Task to complete »
Exactly repeat the material, dropping only the pictures.

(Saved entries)

● ● ● ● ●

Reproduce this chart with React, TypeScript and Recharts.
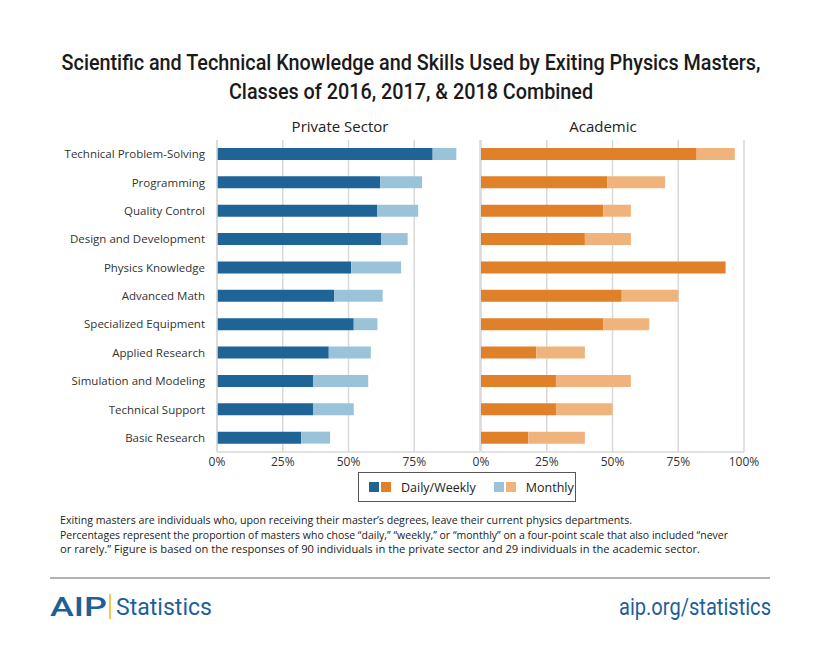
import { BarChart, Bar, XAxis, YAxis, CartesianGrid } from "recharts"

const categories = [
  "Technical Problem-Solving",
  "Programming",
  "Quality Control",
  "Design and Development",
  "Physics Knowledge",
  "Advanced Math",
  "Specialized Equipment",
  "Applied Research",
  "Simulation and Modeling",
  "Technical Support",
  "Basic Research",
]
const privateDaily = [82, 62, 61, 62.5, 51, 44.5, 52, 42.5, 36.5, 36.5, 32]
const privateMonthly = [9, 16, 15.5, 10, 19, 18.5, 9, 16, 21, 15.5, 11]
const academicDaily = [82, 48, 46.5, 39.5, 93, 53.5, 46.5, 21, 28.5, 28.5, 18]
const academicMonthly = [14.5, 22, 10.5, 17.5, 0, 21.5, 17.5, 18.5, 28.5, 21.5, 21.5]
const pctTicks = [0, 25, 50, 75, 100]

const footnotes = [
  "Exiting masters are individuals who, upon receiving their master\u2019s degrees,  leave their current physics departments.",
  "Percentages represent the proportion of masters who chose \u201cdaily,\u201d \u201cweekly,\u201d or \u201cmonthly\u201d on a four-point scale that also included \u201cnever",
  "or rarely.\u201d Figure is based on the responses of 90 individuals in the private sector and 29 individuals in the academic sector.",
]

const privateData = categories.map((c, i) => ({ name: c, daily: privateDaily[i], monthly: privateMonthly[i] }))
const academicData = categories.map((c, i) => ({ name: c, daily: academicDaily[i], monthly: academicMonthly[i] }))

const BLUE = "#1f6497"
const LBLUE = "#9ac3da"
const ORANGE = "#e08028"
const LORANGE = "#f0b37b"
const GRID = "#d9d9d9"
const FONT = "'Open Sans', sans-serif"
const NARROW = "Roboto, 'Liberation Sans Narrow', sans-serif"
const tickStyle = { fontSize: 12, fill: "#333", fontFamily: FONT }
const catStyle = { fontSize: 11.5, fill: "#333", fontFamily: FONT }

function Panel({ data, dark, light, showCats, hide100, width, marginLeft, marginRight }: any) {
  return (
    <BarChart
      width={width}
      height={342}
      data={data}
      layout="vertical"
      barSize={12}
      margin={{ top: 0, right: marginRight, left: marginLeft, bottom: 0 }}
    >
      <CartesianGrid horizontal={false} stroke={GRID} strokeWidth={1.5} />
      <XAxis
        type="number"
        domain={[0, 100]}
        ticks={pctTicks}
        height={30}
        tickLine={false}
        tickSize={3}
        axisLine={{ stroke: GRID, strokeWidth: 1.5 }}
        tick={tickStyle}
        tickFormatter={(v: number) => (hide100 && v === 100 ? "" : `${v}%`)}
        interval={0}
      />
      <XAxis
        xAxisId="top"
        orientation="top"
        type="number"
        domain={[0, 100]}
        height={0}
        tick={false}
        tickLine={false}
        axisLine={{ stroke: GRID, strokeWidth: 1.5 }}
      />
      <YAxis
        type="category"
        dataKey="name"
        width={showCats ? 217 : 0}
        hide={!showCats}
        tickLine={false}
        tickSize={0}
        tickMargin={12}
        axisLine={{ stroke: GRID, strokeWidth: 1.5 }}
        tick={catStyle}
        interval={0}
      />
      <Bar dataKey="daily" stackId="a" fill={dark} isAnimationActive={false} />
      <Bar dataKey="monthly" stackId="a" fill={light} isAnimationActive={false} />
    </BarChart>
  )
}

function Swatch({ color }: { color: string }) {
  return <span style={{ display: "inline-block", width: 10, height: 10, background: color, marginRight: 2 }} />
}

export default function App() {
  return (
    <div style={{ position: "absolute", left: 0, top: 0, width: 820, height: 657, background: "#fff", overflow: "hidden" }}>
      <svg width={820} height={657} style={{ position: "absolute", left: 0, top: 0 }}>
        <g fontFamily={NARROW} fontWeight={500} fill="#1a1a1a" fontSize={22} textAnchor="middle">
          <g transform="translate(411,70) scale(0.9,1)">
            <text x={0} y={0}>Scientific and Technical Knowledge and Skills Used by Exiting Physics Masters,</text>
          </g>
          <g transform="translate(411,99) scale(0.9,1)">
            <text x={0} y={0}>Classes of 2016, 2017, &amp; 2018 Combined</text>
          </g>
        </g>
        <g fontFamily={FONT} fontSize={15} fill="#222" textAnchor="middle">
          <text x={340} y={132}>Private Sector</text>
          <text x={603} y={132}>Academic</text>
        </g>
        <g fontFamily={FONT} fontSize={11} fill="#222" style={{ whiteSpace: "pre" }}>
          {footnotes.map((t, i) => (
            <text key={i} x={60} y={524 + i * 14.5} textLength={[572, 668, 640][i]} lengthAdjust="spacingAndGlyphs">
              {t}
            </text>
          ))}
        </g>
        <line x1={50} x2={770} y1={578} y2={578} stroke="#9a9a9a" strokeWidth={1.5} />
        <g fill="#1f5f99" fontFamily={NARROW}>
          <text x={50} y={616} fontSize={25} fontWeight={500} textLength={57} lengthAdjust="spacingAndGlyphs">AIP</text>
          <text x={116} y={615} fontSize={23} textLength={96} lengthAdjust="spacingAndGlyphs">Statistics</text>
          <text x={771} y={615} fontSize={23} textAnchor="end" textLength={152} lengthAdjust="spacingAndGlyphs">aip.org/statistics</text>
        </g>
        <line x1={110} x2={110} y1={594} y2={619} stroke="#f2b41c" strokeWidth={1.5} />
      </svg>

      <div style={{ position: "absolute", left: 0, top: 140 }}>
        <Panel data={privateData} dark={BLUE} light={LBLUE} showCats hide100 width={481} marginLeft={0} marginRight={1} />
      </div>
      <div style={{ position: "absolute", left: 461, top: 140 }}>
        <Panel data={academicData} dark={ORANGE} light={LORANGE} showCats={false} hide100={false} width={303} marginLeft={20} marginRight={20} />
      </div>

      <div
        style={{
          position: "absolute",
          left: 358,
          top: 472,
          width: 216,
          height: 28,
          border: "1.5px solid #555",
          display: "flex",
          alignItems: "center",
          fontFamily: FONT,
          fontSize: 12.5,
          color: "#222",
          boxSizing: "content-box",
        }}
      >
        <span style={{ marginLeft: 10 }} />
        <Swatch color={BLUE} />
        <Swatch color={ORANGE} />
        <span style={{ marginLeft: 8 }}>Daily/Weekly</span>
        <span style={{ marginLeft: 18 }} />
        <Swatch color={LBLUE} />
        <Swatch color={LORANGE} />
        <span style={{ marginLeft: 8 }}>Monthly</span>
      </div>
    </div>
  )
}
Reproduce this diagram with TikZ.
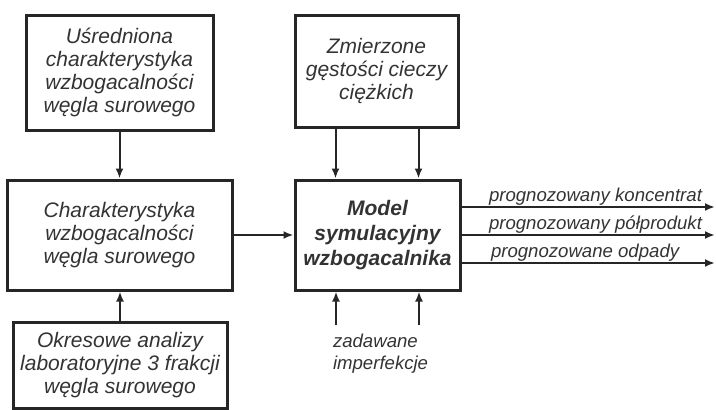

● ● ● ● ●

Written answer »
Reproduce this chart with React, TypeScript and Recharts.
import { BarChart, Bar, XAxis, YAxis, CartesianGrid } from "recharts"

const categories = [
  "Technical Problem-Solving",
  "Programming",
  "Quality Control",
  "Design and Development",
  "Physics Knowledge",
  "Advanced Math",
  "Specialized Equipment",
  "Applied Research",
  "Simulation and Modeling",
  "Technical Support",
  "Basic Research",
]
const privateDaily = [82, 62, 61, 62.5, 51, 44.5, 52, 42.5, 36.5, 36.5, 32]
const privateMonthly = [9, 16, 15.5, 10, 19, 18.5, 9, 16, 21, 15.5, 11]
const academicDaily = [82, 48, 46.5, 39.5, 93, 53.5, 46.5, 21, 28.5, 28.5, 18]
const academicMonthly = [14.5, 22, 10.5, 17.5, 0, 21.5, 17.5, 18.5, 28.5, 21.5, 21.5]
const pctTicks = [0, 25, 50, 75, 100]

const footnotes = [
  "Exiting masters are individuals who, upon receiving their master\u2019s degrees,  leave their current physics departments.",
  "Percentages represent the proportion of masters who chose \u201cdaily,\u201d \u201cweekly,\u201d or \u201cmonthly\u201d on a four-point scale that also included \u201cnever",
  "or rarely.\u201d Figure is based on the responses of 90 individuals in the private sector and 29 individuals in the academic sector.",
]

const privateData = categories.map((c, i) => ({ name: c, daily: privateDaily[i], monthly: privateMonthly[i] }))
const academicData = categories.map((c, i) => ({ name: c, daily: academicDaily[i], monthly: academicMonthly[i] }))

const BLUE = "#1f6497"
const LBLUE = "#9ac3da"
const ORANGE = "#e08028"
const LORANGE = "#f0b37b"
const GRID = "#d9d9d9"
const FONT = "'Open Sans', sans-serif"
const NARROW = "Roboto, 'Liberation Sans Narrow', sans-serif"
const tickStyle = { fontSize: 12, fill: "#333", fontFamily: FONT }
const catStyle = { fontSize: 11.5, fill: "#333", fontFamily: FONT }

function Panel({ data, dark, light, showCats, hide100, width, marginLeft, marginRight }: any) {
  return (
    <BarChart
      width={width}
      height={342}
      data={data}
      layout="vertical"
      barSize={12}
      margin={{ top: 0, right: marginRight, left: marginLeft, bottom: 0 }}
    >
      <CartesianGrid horizontal={false} stroke={GRID} strokeWidth={1.5} />
      <XAxis
        type="number"
        domain={[0, 100]}
        ticks={pctTicks}
        height={30}
        tickLine={false}
        tickSize={3}
        axisLine={{ stroke: GRID, strokeWidth: 1.5 }}
        tick={tickStyle}
        tickFormatter={(v: number) => (hide100 && v === 100 ? "" : `${v}%`)}
        interval={0}
      />
      <XAxis
        xAxisId="top"
        orientation="top"
        type="number"
        domain={[0, 100]}
        height={0}
        tick={false}
        tickLine={false}
        axisLine={{ stroke: GRID, strokeWidth: 1.5 }}
      />
      <YAxis
        type="category"
        dataKey="name"
        width={showCats ? 217 : 0}
        hide={!showCats}
        tickLine={false}
        tickSize={0}
        tickMargin={12}
        axisLine={{ stroke: GRID, strokeWidth: 1.5 }}
        tick={catStyle}
        interval={0}
      />
      <Bar dataKey="daily" stackId="a" fill={dark} isAnimationActive={false} />
      <Bar dataKey="monthly" stackId="a" fill={light} isAnimationActive={false} />
    </BarChart>
  )
}

function Swatch({ color }: { color: string }) {
  return <span style={{ display: "inline-block", width: 10, height: 10, background: color, marginRight: 2 }} />
}

export default function App() {
  return (
    <div style={{ position: "absolute", left: 0, top: 0, width: 820, height: 657, background: "#fff", overflow: "hidden" }}>
      <svg width={820} height={657} style={{ position: "absolute", left: 0, top: 0 }}>
        <g fontFamily={NARROW} fontWeight={500} fill="#1a1a1a" fontSize={22} textAnchor="middle">
          <g transform="translate(411,70) scale(0.9,1)">
            <text x={0} y={0}>Scientific and Technical Knowledge and Skills Used by Exiting Physics Masters,</text>
          </g>
          <g transform="translate(411,99) scale(0.9,1)">
            <text x={0} y={0}>Classes of 2016, 2017, &amp; 2018 Combined</text>
          </g>
        </g>
        <g fontFamily={FONT} fontSize={15} fill="#222" textAnchor="middle">
          <text x={340} y={132}>Private Sector</text>
          <text x={603} y={132}>Academic</text>
        </g>
        <g fontFamily={FONT} fontSize={11} fill="#222" style={{ whiteSpace: "pre" }}>
          {footnotes.map((t, i) => (
            <text key={i} x={60} y={524 + i * 14.5} textLength={[572, 668, 640][i]} lengthAdjust="spacingAndGlyphs">
              {t}
            </text>
          ))}
        </g>
        <line x1={50} x2={770} y1={578} y2={578} stroke="#9a9a9a" strokeWidth={1.5} />
        <g fill="#1f5f99" fontFamily={NARROW}>
          <text x={50} y={616} fontSize={25} fontWeight={500} textLength={57} lengthAdjust="spacingAndGlyphs">AIP</text>
          <text x={116} y={615} fontSize={23} textLength={96} lengthAdjust="spacingAndGlyphs">Statistics</text>
          <text x={771} y={615} fontSize={23} textAnchor="end" textLength={152} lengthAdjust="spacingAndGlyphs">aip.org/statistics</text>
        </g>
        <line x1={110} x2={110} y1={594} y2={619} stroke="#f2b41c" strokeWidth={1.5} />
      </svg>

      <div style={{ position: "absolute", left: 0, top: 140 }}>
        <Panel data={privateData} dark={BLUE} light={LBLUE} showCats hide100 width={481} marginLeft={0} marginRight={1} />
      </div>
      <div style={{ position: "absolute", left: 461, top: 140 }}>
        <Panel data={academicData} dark={ORANGE} light={LORANGE} showCats={false} hide100={false} width={303} marginLeft={20} marginRight={20} />
      </div>

      <div
        style={{
          position: "absolute",
          left: 358,
          top: 472,
          width: 216,
          height: 28,
          border: "1.5px solid #555",
          display: "flex",
          alignItems: "center",
          fontFamily: FONT,
          fontSize: 12.5,
          color: "#222",
          boxSizing: "content-box",
        }}
      >
        <span style={{ marginLeft: 10 }} />
        <Swatch color={BLUE} />
        <Swatch color={ORANGE} />
        <span style={{ marginLeft: 8 }}>Daily/Weekly</span>
        <span style={{ marginLeft: 18 }} />
        <Swatch color={LBLUE} />
        <Swatch color={LORANGE} />
        <span style={{ marginLeft: 8 }}>Monthly</span>
      </div>
    </div>
  )
}
Reproduce this diagram with TikZ.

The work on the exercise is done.